I came across this article about making bagels from scratch. This prospect excited me. A lot. Bagels, if you buy the real kind, are darn expensive. Once or twice a year, we buy a dozen from a local bakery and it costs about $15. (Hence the reason it's only once or twice a year.) But to make them from scratch at home? Totally worth giving it a try.
So the recipe is for cinnamon raisin bagels. Bigger One is cut off of all things sticky - including dried fruit and raisins - due to ongoing dental work, so I opted for just plain whole-wheat. I used Golden Buffalo whole wheat flour for all of the flour, not using any white flour. I also didn't put sugar in the boiling water, since we try to avoid sugar when it's not necessary.

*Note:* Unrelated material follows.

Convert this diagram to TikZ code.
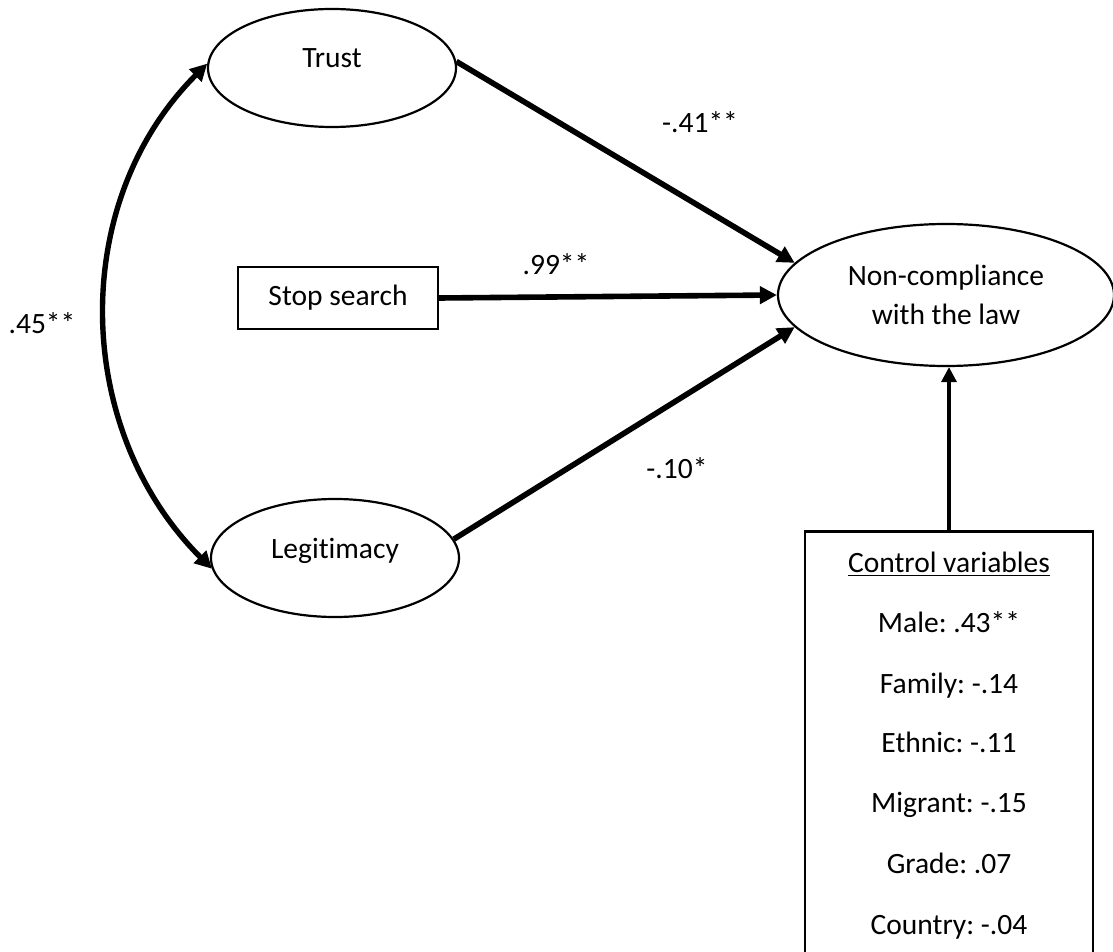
\documentclass[tikz,border=0pt]{standalone}
\usepackage{fontspec}
\setmainfont[Ligatures=CommonOff]{Carlito}
\usetikzlibrary{arrows.meta,shapes.geometric}
\begin{document}
\frenchspacing
\begin{tikzpicture}[x=0.5pt,y=-0.5pt,
  every node/.style={font=\fontsize{14.75}{19.5}\selectfont},
  latent/.style={draw, ellipse, line width=1.1pt, inner sep=0pt},
  obsbox/.style={draw, rectangle, line width=1.1pt, inner sep=0pt},
  pathline/.style={line width=2.8pt, -{Triangle[length=8.5pt,width=8.5pt]}},
  coef/.style={inner sep=0pt},
  ctrlline/.style={anchor=base, inner sep=0pt}]
\useasboundingbox (0,0) rectangle (1113,952);
\clip (0,0) rectangle (1113,952);
% nodes
\node[latent, minimum width=124pt, minimum height=59pt, text height=10pt, text depth=10pt] (trust) at (332,68) {Trust};
\node[latent, minimum width=124pt, minimum height=59pt, text height=10pt, text depth=10pt] (legit) at (335,558) {Legitimacy};
\node[obsbox, minimum width=100pt, minimum height=31pt] (stop) at (338,298) {Stop search};
\node[latent, minimum width=168pt, minimum height=71pt, align=center] (nc) at (946,295) {Non-compliance\\with the law};
\node[draw, line width=1.4pt, minimum width=144pt, minimum height=240pt, anchor=north] (ctrl) at (949,530) {};
% control variables text
\node[ctrlline] (cv) at (949,572) {\underline{Control variables}};
\node[ctrlline] (cmale) at (949,632) {Male: .43**};
\node[ctrlline] (cfam) at (949,693) {Family: -.14};
\node[ctrlline] (ceth) at (949,752) {Ethnic: -.11};
\node[ctrlline] (cmig) at (949,812) {Migrant: -.15};
\node[ctrlline] (cgrade) at (949,873) {Grade: .07};
\node[ctrlline] (ccountry) at (949,934) {Country: -.04};
% paths
\draw[pathline] (trust.3) -- (nc.168);
\draw[pathline] (stop.east) -- (nc.180);
\draw[pathline] (legit.9) -- (nc.192);
\draw[line width=1.7pt, -{Triangle[length=7.5pt,width=7.5pt]}] (ctrl.north) -- (ctrl.north |- nc.south);
\draw[line width=2.7pt, {Triangle[length=8.5pt,width=8.5pt]}-{Triangle[length=8.5pt,width=8.5pt]}]
  (trust.178) .. controls +(-139,139) and +(-139,-139) .. (legit.185);
% coefficients
\node[coef] (l41) at (700,122) {-.41**};
\node[coef] (l99) at (556,264) {.99**};
\node[coef] (l10) at (677,468) {-.10*};
\node[coef] (l45) at (42,323) {.45**};
\end{tikzpicture}
\end{document}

The result? Well, they really were plain bagels. They were good, "The best bagels in the whole world," according to Chloe. But they were lacking something. I'm going to try honey in the dough next time, and probably will add the sugar to the water. My hope is to get the basics down and then be able to make a couple dozen bagels each month. It seemed like a daunting task, all this rising and boiling and such, but it really wasn't so bad. The worst part was waiting the two hours for the dough to rise.
Well, and the exploding Pyrex part. Yeah, did you know Pyrex explodes? Neither did I.
The recipe I used called for a broiler pan with water in the oven with the baking bagels. I do the same for my regular bread recipe, except I've always used a Pyrex casserole dish for that purpose. I put my glass dish of water in, put the baking stone in, and turned on the oven. When I opened the oven to slide the bagels in, the Pyrex dish shattered. Searing hot water and millions of shards of glass all over the bottom of the oven. It was a mess - and it was scary. Glass casserole dishes make a lot of noise whilst they shatter. Poor Cora - who was, thankfully, across the room at the time - cried for twenty minutes just because it scared her.
I looked up Pyrex - I thought it could withstand heat up to 900 degrees or something. According to an article I found called Pyrex Panic, this isn't unheard of. So be careful with your glass bakeware, and keep your kids away from the oven when you're using it!
So mid-bagel making, I had to shut off the oven and carefully use tongs to remove the majority of the glass from the oven. (Thanks to a very smart friend, I vacuumed out the rest of the shards with the shop vac.)
The verdict - making bagels is not nearly as complicated as I feared it would be. Unless there happens to be an exploding glass dish in your oven.